→ Task details:
Each line below should be retyped exactly, with no pictures.

→ Data excerpts:
* start *

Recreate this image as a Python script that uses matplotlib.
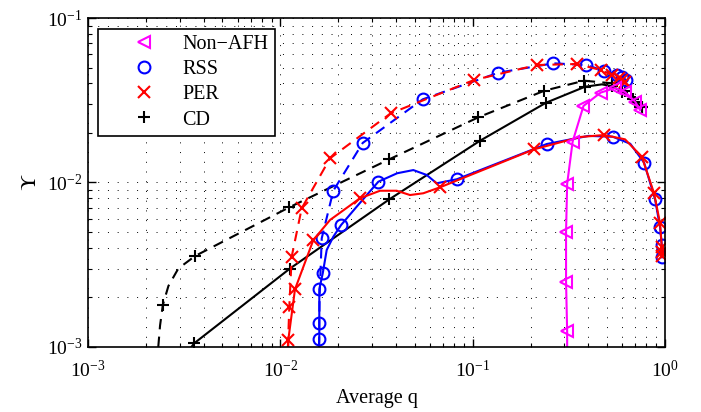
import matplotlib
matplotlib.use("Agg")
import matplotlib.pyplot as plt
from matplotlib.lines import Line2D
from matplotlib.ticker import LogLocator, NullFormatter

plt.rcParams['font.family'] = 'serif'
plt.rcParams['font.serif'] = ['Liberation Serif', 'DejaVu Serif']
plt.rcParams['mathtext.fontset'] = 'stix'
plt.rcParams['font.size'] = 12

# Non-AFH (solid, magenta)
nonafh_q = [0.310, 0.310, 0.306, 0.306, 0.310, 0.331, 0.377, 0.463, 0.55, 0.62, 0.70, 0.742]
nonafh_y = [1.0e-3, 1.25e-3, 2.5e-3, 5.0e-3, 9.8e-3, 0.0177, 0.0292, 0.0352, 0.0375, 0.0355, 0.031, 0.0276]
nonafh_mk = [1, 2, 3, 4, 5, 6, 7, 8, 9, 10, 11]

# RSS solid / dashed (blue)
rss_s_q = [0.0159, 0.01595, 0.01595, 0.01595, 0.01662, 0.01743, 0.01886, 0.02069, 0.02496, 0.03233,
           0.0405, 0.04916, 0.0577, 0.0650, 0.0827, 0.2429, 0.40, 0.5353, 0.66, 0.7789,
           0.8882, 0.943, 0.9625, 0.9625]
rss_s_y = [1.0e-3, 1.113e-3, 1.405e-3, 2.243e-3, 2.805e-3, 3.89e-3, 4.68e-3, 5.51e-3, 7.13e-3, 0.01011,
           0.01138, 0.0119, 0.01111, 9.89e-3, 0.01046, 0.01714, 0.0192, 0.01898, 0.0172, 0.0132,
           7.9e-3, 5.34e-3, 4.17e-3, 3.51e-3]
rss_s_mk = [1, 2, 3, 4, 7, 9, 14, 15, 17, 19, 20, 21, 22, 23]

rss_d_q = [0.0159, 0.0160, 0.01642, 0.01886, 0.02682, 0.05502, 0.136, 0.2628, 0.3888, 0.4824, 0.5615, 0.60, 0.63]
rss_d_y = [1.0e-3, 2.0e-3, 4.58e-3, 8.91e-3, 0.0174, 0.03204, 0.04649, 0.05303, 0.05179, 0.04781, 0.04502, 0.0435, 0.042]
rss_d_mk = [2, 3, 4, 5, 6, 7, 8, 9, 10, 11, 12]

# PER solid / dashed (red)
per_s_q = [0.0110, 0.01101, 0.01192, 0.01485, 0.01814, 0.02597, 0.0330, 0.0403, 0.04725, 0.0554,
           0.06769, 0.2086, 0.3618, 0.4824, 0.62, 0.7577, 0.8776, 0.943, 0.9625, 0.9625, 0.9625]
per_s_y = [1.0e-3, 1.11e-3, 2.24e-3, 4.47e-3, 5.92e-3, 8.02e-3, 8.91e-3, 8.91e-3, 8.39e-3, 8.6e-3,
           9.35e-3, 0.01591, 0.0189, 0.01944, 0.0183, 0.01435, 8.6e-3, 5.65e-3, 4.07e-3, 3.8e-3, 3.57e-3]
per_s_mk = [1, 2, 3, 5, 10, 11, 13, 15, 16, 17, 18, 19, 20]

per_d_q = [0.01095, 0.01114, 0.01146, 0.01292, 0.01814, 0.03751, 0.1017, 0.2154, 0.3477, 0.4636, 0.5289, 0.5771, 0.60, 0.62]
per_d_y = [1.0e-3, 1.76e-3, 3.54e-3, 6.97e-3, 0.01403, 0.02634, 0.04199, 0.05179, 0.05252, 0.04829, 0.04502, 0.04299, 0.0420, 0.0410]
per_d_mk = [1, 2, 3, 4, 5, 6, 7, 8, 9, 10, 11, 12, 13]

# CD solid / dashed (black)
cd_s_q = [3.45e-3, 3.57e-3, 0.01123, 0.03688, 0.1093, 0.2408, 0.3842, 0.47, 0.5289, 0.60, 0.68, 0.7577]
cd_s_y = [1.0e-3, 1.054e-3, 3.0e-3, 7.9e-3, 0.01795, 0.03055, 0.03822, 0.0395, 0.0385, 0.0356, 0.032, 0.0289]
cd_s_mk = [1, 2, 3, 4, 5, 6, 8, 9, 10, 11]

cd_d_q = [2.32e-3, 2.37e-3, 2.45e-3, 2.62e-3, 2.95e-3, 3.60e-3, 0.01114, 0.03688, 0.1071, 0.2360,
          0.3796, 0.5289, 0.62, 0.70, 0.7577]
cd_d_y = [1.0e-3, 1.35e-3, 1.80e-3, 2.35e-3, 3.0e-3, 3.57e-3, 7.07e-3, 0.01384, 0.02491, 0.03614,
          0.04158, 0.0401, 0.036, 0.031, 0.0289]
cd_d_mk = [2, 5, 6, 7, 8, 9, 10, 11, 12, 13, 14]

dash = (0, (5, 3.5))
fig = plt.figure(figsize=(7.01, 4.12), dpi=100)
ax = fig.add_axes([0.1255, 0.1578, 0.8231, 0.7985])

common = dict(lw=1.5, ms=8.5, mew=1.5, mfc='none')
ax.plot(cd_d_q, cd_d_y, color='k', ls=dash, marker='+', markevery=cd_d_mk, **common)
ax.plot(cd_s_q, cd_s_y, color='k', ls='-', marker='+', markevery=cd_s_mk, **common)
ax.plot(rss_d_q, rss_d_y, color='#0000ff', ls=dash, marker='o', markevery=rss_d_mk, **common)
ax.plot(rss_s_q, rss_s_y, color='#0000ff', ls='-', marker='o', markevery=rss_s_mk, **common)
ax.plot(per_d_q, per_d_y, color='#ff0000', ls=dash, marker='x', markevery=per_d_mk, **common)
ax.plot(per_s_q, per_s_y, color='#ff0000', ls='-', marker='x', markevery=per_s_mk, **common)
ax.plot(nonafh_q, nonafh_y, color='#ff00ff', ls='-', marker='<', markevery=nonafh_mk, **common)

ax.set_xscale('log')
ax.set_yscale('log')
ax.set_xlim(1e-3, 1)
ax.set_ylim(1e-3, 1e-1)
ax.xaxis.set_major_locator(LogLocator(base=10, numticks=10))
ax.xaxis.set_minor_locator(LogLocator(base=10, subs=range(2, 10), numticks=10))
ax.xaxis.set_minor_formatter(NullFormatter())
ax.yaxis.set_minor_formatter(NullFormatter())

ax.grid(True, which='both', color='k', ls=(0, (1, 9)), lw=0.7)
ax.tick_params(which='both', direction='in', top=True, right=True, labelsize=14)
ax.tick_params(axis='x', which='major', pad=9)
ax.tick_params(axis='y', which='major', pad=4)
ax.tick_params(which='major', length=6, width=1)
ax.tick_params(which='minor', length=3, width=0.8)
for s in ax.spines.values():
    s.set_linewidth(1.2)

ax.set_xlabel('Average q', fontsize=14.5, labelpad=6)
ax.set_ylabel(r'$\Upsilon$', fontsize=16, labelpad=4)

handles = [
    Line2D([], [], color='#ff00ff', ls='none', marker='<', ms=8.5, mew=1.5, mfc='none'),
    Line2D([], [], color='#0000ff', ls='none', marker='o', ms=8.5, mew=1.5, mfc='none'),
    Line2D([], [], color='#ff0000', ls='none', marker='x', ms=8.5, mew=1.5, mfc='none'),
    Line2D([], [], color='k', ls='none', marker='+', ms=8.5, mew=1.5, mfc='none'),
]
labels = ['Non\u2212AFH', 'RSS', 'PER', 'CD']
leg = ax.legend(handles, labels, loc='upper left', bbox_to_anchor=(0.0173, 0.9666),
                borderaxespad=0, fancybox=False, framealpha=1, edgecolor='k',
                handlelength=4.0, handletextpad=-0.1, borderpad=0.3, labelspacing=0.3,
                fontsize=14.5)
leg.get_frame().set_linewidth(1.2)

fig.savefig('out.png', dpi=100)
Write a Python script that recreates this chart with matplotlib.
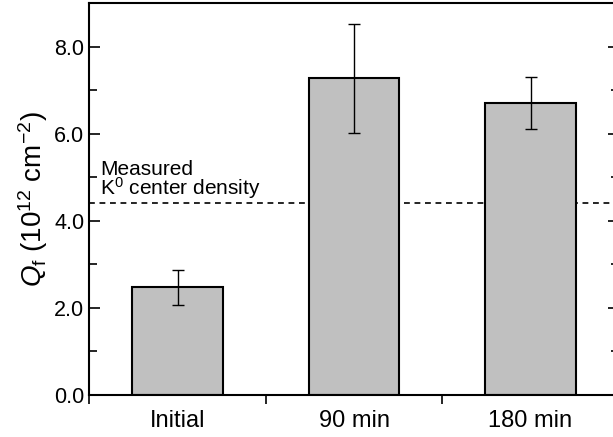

* end *

→ Output for this task:
Recreate this image as a Python script that uses matplotlib.
import matplotlib
matplotlib.use("Agg")
import matplotlib.pyplot as plt
from matplotlib.lines import Line2D
from matplotlib.ticker import LogLocator, NullFormatter

plt.rcParams['font.family'] = 'serif'
plt.rcParams['font.serif'] = ['Liberation Serif', 'DejaVu Serif']
plt.rcParams['mathtext.fontset'] = 'stix'
plt.rcParams['font.size'] = 12

# Non-AFH (solid, magenta)
nonafh_q = [0.310, 0.310, 0.306, 0.306, 0.310, 0.331, 0.377, 0.463, 0.55, 0.62, 0.70, 0.742]
nonafh_y = [1.0e-3, 1.25e-3, 2.5e-3, 5.0e-3, 9.8e-3, 0.0177, 0.0292, 0.0352, 0.0375, 0.0355, 0.031, 0.0276]
nonafh_mk = [1, 2, 3, 4, 5, 6, 7, 8, 9, 10, 11]

# RSS solid / dashed (blue)
rss_s_q = [0.0159, 0.01595, 0.01595, 0.01595, 0.01662, 0.01743, 0.01886, 0.02069, 0.02496, 0.03233,
           0.0405, 0.04916, 0.0577, 0.0650, 0.0827, 0.2429, 0.40, 0.5353, 0.66, 0.7789,
           0.8882, 0.943, 0.9625, 0.9625]
rss_s_y = [1.0e-3, 1.113e-3, 1.405e-3, 2.243e-3, 2.805e-3, 3.89e-3, 4.68e-3, 5.51e-3, 7.13e-3, 0.01011,
           0.01138, 0.0119, 0.01111, 9.89e-3, 0.01046, 0.01714, 0.0192, 0.01898, 0.0172, 0.0132,
           7.9e-3, 5.34e-3, 4.17e-3, 3.51e-3]
rss_s_mk = [1, 2, 3, 4, 7, 9, 14, 15, 17, 19, 20, 21, 22, 23]

rss_d_q = [0.0159, 0.0160, 0.01642, 0.01886, 0.02682, 0.05502, 0.136, 0.2628, 0.3888, 0.4824, 0.5615, 0.60, 0.63]
rss_d_y = [1.0e-3, 2.0e-3, 4.58e-3, 8.91e-3, 0.0174, 0.03204, 0.04649, 0.05303, 0.05179, 0.04781, 0.04502, 0.0435, 0.042]
rss_d_mk = [2, 3, 4, 5, 6, 7, 8, 9, 10, 11, 12]

# PER solid / dashed (red)
per_s_q = [0.0110, 0.01101, 0.01192, 0.01485, 0.01814, 0.02597, 0.0330, 0.0403, 0.04725, 0.0554,
           0.06769, 0.2086, 0.3618, 0.4824, 0.62, 0.7577, 0.8776, 0.943, 0.9625, 0.9625, 0.9625]
per_s_y = [1.0e-3, 1.11e-3, 2.24e-3, 4.47e-3, 5.92e-3, 8.02e-3, 8.91e-3, 8.91e-3, 8.39e-3, 8.6e-3,
           9.35e-3, 0.01591, 0.0189, 0.01944, 0.0183, 0.01435, 8.6e-3, 5.65e-3, 4.07e-3, 3.8e-3, 3.57e-3]
per_s_mk = [1, 2, 3, 5, 10, 11, 13, 15, 16, 17, 18, 19, 20]

per_d_q = [0.01095, 0.01114, 0.01146, 0.01292, 0.01814, 0.03751, 0.1017, 0.2154, 0.3477, 0.4636, 0.5289, 0.5771, 0.60, 0.62]
per_d_y = [1.0e-3, 1.76e-3, 3.54e-3, 6.97e-3, 0.01403, 0.02634, 0.04199, 0.05179, 0.05252, 0.04829, 0.04502, 0.04299, 0.0420, 0.0410]
per_d_mk = [1, 2, 3, 4, 5, 6, 7, 8, 9, 10, 11, 12, 13]

# CD solid / dashed (black)
cd_s_q = [3.45e-3, 3.57e-3, 0.01123, 0.03688, 0.1093, 0.2408, 0.3842, 0.47, 0.5289, 0.60, 0.68, 0.7577]
cd_s_y = [1.0e-3, 1.054e-3, 3.0e-3, 7.9e-3, 0.01795, 0.03055, 0.03822, 0.0395, 0.0385, 0.0356, 0.032, 0.0289]
cd_s_mk = [1, 2, 3, 4, 5, 6, 8, 9, 10, 11]

cd_d_q = [2.32e-3, 2.37e-3, 2.45e-3, 2.62e-3, 2.95e-3, 3.60e-3, 0.01114, 0.03688, 0.1071, 0.2360,
          0.3796, 0.5289, 0.62, 0.70, 0.7577]
cd_d_y = [1.0e-3, 1.35e-3, 1.80e-3, 2.35e-3, 3.0e-3, 3.57e-3, 7.07e-3, 0.01384, 0.02491, 0.03614,
          0.04158, 0.0401, 0.036, 0.031, 0.0289]
cd_d_mk = [2, 5, 6, 7, 8, 9, 10, 11, 12, 13, 14]

dash = (0, (5, 3.5))
fig = plt.figure(figsize=(7.01, 4.12), dpi=100)
ax = fig.add_axes([0.1255, 0.1578, 0.8231, 0.7985])

common = dict(lw=1.5, ms=8.5, mew=1.5, mfc='none')
ax.plot(cd_d_q, cd_d_y, color='k', ls=dash, marker='+', markevery=cd_d_mk, **common)
ax.plot(cd_s_q, cd_s_y, color='k', ls='-', marker='+', markevery=cd_s_mk, **common)
ax.plot(rss_d_q, rss_d_y, color='#0000ff', ls=dash, marker='o', markevery=rss_d_mk, **common)
ax.plot(rss_s_q, rss_s_y, color='#0000ff', ls='-', marker='o', markevery=rss_s_mk, **common)
ax.plot(per_d_q, per_d_y, color='#ff0000', ls=dash, marker='x', markevery=per_d_mk, **common)
ax.plot(per_s_q, per_s_y, color='#ff0000', ls='-', marker='x', markevery=per_s_mk, **common)
ax.plot(nonafh_q, nonafh_y, color='#ff00ff', ls='-', marker='<', markevery=nonafh_mk, **common)

ax.set_xscale('log')
ax.set_yscale('log')
ax.set_xlim(1e-3, 1)
ax.set_ylim(1e-3, 1e-1)
ax.xaxis.set_major_locator(LogLocator(base=10, numticks=10))
ax.xaxis.set_minor_locator(LogLocator(base=10, subs=range(2, 10), numticks=10))
ax.xaxis.set_minor_formatter(NullFormatter())
ax.yaxis.set_minor_formatter(NullFormatter())

ax.grid(True, which='both', color='k', ls=(0, (1, 9)), lw=0.7)
ax.tick_params(which='both', direction='in', top=True, right=True, labelsize=14)
ax.tick_params(axis='x', which='major', pad=9)
ax.tick_params(axis='y', which='major', pad=4)
ax.tick_params(which='major', length=6, width=1)
ax.tick_params(which='minor', length=3, width=0.8)
for s in ax.spines.values():
    s.set_linewidth(1.2)

ax.set_xlabel('Average q', fontsize=14.5, labelpad=6)
ax.set_ylabel(r'$\Upsilon$', fontsize=16, labelpad=4)

handles = [
    Line2D([], [], color='#ff00ff', ls='none', marker='<', ms=8.5, mew=1.5, mfc='none'),
    Line2D([], [], color='#0000ff', ls='none', marker='o', ms=8.5, mew=1.5, mfc='none'),
    Line2D([], [], color='#ff0000', ls='none', marker='x', ms=8.5, mew=1.5, mfc='none'),
    Line2D([], [], color='k', ls='none', marker='+', ms=8.5, mew=1.5, mfc='none'),
]
labels = ['Non\u2212AFH', 'RSS', 'PER', 'CD']
leg = ax.legend(handles, labels, loc='upper left', bbox_to_anchor=(0.0173, 0.9666),
                borderaxespad=0, fancybox=False, framealpha=1, edgecolor='k',
                handlelength=4.0, handletextpad=-0.1, borderpad=0.3, labelspacing=0.3,
                fontsize=14.5)
leg.get_frame().set_linewidth(1.2)

fig.savefig('out.png', dpi=100)
Write a Python script that recreates this chart with matplotlib.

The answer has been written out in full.